What is asked
Reproduce the data exactly and drop any pictures it holds.

-- start of Material --

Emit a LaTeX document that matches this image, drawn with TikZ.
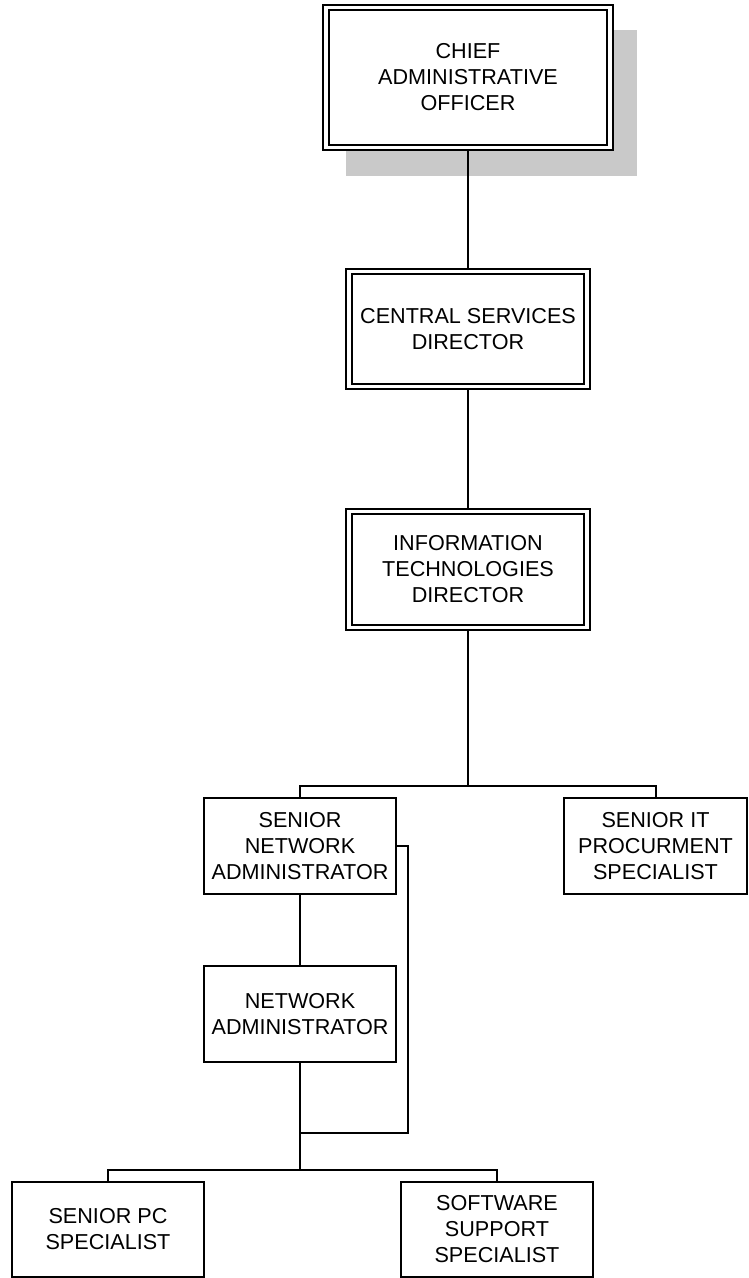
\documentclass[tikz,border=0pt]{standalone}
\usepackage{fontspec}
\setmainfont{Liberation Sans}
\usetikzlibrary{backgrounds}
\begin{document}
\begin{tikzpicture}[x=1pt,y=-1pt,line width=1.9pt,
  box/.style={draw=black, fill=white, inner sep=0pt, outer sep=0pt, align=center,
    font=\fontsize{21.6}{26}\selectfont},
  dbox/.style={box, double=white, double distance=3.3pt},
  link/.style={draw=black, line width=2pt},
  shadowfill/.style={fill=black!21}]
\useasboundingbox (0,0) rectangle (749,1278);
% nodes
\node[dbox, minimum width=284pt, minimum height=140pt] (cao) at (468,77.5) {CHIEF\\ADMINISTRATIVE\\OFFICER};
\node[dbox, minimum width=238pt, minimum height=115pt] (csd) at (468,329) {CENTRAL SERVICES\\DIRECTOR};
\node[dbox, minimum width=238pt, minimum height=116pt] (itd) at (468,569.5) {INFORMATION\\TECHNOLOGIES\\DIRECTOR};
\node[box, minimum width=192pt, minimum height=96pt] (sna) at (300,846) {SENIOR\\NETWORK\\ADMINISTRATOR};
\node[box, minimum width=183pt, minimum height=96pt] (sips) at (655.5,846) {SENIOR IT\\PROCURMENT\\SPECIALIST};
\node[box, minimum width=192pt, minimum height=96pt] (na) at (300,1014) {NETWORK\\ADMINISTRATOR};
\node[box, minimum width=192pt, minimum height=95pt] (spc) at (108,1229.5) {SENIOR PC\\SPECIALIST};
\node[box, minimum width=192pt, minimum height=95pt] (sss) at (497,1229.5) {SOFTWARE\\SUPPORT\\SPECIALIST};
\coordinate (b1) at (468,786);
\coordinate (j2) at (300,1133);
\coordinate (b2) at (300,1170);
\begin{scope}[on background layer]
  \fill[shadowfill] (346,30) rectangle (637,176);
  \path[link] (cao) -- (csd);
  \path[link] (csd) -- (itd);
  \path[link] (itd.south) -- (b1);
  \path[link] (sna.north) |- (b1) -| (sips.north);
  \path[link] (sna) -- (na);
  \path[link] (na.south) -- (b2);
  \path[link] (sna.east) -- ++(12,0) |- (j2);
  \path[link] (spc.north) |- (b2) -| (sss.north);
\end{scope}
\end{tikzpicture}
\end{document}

-- end of Material --

Expected output
Emit a LaTeX document that matches this image, drawn with TikZ.
\documentclass[tikz,border=0pt]{standalone}
\usepackage{fontspec}
\setmainfont{Liberation Sans}
\usetikzlibrary{backgrounds}
\begin{document}
\begin{tikzpicture}[x=1pt,y=-1pt,line width=1.9pt,
  box/.style={draw=black, fill=white, inner sep=0pt, outer sep=0pt, align=center,
    font=\fontsize{21.6}{26}\selectfont},
  dbox/.style={box, double=white, double distance=3.3pt},
  link/.style={draw=black, line width=2pt},
  shadowfill/.style={fill=black!21}]
\useasboundingbox (0,0) rectangle (749,1278);
% nodes
\node[dbox, minimum width=284pt, minimum height=140pt] (cao) at (468,77.5) {CHIEF\\ADMINISTRATIVE\\OFFICER};
\node[dbox, minimum width=238pt, minimum height=115pt] (csd) at (468,329) {CENTRAL SERVICES\\DIRECTOR};
\node[dbox, minimum width=238pt, minimum height=116pt] (itd) at (468,569.5) {INFORMATION\\TECHNOLOGIES\\DIRECTOR};
\node[box, minimum width=192pt, minimum height=96pt] (sna) at (300,846) {SENIOR\\NETWORK\\ADMINISTRATOR};
\node[box, minimum width=183pt, minimum height=96pt] (sips) at (655.5,846) {SENIOR IT\\PROCURMENT\\SPECIALIST};
\node[box, minimum width=192pt, minimum height=96pt] (na) at (300,1014) {NETWORK\\ADMINISTRATOR};
\node[box, minimum width=192pt, minimum height=95pt] (spc) at (108,1229.5) {SENIOR PC\\SPECIALIST};
\node[box, minimum width=192pt, minimum height=95pt] (sss) at (497,1229.5) {SOFTWARE\\SUPPORT\\SPECIALIST};
\coordinate (b1) at (468,786);
\coordinate (j2) at (300,1133);
\coordinate (b2) at (300,1170);
\begin{scope}[on background layer]
  \fill[shadowfill] (346,30) rectangle (637,176);
  \path[link] (cao) -- (csd);
  \path[link] (csd) -- (itd);
  \path[link] (itd.south) -- (b1);
  \path[link] (sna.north) |- (b1) -| (sips.north);
  \path[link] (sna) -- (na);
  \path[link] (na.south) -- (b2);
  \path[link] (sna.east) -- ++(12,0) |- (j2);
  \path[link] (spc.north) |- (b2) -| (sss.north);
\end{scope}
\end{tikzpicture}
\end{document}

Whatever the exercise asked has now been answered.